— What the task requires —
Select all lines with the string "this" in them, and copy those lines.

— Data provided —
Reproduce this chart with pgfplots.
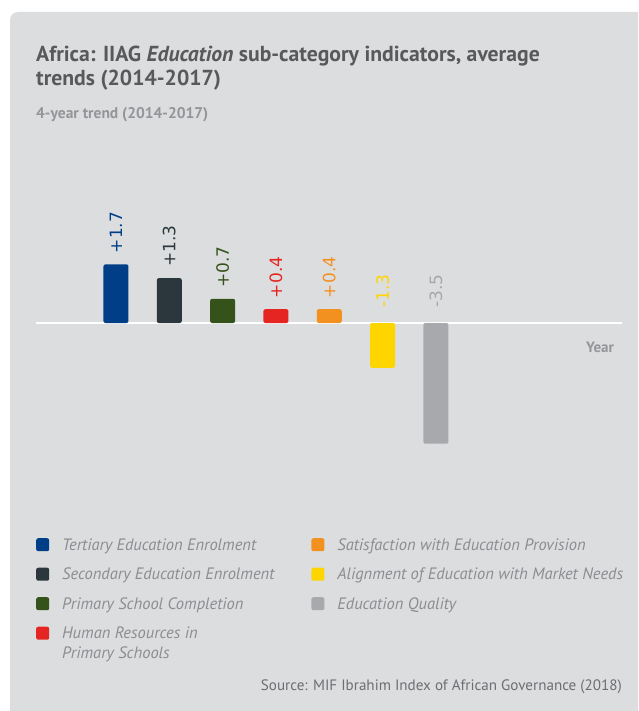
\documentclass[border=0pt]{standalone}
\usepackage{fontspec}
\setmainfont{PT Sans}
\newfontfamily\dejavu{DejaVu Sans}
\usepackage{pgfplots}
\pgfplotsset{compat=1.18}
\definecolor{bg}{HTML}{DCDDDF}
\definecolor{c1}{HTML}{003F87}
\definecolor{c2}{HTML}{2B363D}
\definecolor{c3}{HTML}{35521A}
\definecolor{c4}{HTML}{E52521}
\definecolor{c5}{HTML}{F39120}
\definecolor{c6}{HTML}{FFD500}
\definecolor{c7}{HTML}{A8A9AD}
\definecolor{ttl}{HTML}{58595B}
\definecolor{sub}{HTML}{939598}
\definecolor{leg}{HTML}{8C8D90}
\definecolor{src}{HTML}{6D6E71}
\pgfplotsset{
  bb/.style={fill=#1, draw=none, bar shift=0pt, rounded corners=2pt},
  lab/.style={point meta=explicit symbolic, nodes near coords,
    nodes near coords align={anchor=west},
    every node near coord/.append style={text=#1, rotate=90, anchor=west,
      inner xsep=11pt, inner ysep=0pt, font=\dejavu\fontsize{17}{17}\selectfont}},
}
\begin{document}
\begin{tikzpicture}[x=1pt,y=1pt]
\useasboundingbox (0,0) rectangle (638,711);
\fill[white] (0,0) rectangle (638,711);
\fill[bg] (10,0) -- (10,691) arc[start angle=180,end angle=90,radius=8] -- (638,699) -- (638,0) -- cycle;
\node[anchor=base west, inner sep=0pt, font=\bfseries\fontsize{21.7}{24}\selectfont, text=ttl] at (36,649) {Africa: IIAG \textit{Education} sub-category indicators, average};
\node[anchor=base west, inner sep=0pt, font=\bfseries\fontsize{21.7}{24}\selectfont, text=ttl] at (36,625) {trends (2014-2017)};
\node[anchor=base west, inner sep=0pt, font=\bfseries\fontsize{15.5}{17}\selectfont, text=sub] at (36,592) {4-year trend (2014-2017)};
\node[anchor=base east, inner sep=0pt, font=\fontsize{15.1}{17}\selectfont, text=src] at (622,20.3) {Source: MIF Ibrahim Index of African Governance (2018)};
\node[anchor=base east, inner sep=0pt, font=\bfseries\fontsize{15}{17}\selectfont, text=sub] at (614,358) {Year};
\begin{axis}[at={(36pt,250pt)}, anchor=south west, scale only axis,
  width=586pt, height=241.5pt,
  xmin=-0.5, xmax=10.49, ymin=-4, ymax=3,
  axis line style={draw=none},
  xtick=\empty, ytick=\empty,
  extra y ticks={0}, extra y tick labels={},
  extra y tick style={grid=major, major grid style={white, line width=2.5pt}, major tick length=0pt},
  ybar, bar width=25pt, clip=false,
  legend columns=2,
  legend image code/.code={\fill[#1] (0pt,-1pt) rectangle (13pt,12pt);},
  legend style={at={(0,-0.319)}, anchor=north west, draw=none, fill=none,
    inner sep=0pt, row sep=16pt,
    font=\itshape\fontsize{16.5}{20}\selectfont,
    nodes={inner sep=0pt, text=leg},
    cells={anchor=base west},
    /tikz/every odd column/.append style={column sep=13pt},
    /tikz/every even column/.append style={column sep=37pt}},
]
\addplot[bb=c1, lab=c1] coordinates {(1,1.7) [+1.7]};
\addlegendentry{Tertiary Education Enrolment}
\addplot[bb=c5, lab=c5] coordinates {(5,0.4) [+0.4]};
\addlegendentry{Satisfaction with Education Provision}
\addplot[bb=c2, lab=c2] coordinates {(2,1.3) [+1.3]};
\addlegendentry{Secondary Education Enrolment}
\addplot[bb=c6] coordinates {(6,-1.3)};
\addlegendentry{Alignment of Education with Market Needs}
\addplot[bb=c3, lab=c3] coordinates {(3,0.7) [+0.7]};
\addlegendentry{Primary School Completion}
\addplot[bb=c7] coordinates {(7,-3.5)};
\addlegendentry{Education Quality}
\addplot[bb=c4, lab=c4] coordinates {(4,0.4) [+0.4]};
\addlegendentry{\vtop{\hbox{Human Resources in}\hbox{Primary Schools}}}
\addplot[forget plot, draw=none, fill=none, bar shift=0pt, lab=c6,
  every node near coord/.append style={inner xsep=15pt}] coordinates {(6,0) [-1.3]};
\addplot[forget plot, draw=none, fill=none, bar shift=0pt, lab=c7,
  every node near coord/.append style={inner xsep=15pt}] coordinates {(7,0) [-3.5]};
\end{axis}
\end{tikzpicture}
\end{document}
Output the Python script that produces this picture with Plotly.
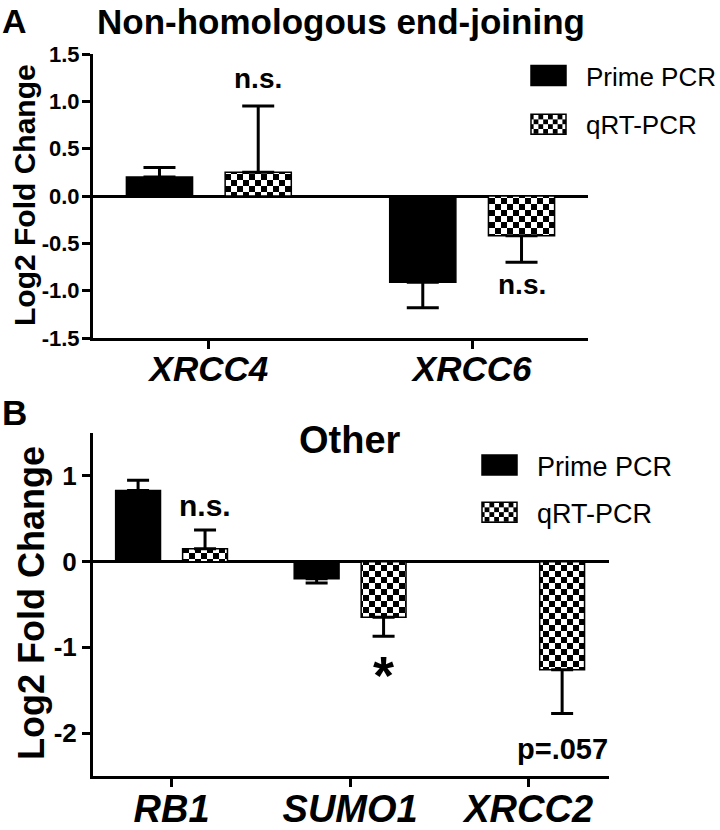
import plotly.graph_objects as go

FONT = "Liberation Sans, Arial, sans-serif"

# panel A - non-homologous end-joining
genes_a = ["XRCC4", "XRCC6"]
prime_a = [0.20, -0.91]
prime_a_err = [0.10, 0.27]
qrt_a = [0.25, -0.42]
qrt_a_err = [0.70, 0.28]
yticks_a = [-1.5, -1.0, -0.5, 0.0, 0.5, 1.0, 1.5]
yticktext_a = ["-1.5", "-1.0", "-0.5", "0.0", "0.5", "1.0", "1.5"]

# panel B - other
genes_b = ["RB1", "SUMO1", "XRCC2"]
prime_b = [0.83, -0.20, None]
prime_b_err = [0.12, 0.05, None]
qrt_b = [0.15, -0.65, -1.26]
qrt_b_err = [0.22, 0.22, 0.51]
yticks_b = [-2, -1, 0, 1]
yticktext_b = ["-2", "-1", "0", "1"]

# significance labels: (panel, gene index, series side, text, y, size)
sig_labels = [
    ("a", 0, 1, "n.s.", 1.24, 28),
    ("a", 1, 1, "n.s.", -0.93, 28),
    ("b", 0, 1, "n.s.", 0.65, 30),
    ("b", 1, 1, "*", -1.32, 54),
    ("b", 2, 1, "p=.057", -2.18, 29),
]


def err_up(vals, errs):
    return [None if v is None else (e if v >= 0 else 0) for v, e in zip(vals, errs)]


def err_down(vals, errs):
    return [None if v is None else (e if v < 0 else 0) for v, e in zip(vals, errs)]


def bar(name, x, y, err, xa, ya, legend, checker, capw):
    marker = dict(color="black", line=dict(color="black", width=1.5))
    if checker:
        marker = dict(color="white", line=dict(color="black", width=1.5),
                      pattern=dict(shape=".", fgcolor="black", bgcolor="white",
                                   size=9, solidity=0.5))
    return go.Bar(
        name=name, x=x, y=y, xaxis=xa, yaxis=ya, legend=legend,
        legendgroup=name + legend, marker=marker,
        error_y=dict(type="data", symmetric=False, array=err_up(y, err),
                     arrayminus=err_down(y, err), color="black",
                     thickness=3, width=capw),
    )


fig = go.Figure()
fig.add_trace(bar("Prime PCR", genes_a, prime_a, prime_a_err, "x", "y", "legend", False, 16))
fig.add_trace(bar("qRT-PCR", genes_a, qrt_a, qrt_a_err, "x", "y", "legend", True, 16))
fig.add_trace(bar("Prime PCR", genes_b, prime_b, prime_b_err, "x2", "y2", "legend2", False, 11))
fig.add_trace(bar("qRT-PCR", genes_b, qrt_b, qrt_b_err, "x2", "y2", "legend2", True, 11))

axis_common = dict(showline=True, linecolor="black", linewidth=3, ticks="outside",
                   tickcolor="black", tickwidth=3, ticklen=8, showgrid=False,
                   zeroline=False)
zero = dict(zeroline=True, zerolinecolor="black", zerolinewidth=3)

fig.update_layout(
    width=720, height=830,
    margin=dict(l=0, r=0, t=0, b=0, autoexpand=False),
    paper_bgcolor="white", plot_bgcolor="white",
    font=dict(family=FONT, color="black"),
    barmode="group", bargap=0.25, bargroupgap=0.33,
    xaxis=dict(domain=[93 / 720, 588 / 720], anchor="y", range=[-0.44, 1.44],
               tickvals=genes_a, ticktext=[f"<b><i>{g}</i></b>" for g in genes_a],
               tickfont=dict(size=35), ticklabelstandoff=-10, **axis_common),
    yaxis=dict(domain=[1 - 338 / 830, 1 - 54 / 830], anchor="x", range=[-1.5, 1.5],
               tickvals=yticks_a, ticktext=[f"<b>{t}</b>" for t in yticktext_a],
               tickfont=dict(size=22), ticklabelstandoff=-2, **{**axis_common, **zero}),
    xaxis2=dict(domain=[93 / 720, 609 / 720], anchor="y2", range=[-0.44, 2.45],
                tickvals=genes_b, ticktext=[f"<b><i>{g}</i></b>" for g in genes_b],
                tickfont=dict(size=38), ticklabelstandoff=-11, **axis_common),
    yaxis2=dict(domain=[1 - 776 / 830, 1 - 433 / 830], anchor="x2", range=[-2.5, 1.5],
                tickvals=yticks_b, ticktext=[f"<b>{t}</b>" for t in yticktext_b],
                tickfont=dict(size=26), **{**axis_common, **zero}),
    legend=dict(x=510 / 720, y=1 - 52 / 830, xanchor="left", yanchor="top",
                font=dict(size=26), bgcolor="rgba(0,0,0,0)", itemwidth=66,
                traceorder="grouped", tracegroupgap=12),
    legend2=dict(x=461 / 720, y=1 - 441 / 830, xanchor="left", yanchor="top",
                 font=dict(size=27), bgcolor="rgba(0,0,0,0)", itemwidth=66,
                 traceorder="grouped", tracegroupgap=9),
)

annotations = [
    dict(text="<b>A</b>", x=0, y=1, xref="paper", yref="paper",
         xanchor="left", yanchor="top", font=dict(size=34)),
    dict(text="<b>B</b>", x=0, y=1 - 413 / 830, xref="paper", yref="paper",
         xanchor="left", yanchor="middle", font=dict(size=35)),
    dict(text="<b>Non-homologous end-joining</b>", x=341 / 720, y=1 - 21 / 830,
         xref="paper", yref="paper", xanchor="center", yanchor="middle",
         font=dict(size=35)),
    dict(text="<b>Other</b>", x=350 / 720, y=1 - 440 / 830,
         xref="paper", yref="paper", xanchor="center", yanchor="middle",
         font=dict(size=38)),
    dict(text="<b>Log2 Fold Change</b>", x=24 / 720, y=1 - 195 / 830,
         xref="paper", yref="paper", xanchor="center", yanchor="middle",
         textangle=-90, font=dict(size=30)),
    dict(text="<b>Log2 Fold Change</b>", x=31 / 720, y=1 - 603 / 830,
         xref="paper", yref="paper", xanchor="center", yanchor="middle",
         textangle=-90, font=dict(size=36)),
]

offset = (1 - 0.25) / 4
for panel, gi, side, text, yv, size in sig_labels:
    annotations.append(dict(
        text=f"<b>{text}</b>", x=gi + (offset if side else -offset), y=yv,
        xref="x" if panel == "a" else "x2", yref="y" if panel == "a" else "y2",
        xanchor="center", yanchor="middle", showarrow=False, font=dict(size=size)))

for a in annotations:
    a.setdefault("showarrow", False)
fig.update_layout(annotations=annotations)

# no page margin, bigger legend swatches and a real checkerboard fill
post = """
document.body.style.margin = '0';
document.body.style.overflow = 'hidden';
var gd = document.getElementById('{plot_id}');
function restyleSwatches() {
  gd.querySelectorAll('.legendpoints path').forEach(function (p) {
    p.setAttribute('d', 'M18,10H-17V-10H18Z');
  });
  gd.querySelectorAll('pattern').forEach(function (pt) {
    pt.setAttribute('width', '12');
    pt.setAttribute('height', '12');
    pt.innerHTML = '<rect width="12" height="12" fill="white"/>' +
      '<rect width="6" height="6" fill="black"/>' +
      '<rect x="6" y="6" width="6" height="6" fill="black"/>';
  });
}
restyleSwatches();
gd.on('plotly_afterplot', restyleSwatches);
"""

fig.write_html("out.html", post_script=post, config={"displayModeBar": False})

— Right answer —
Reproduce this chart with pgfplots.
Output the Python script that produces this picture with Plotly.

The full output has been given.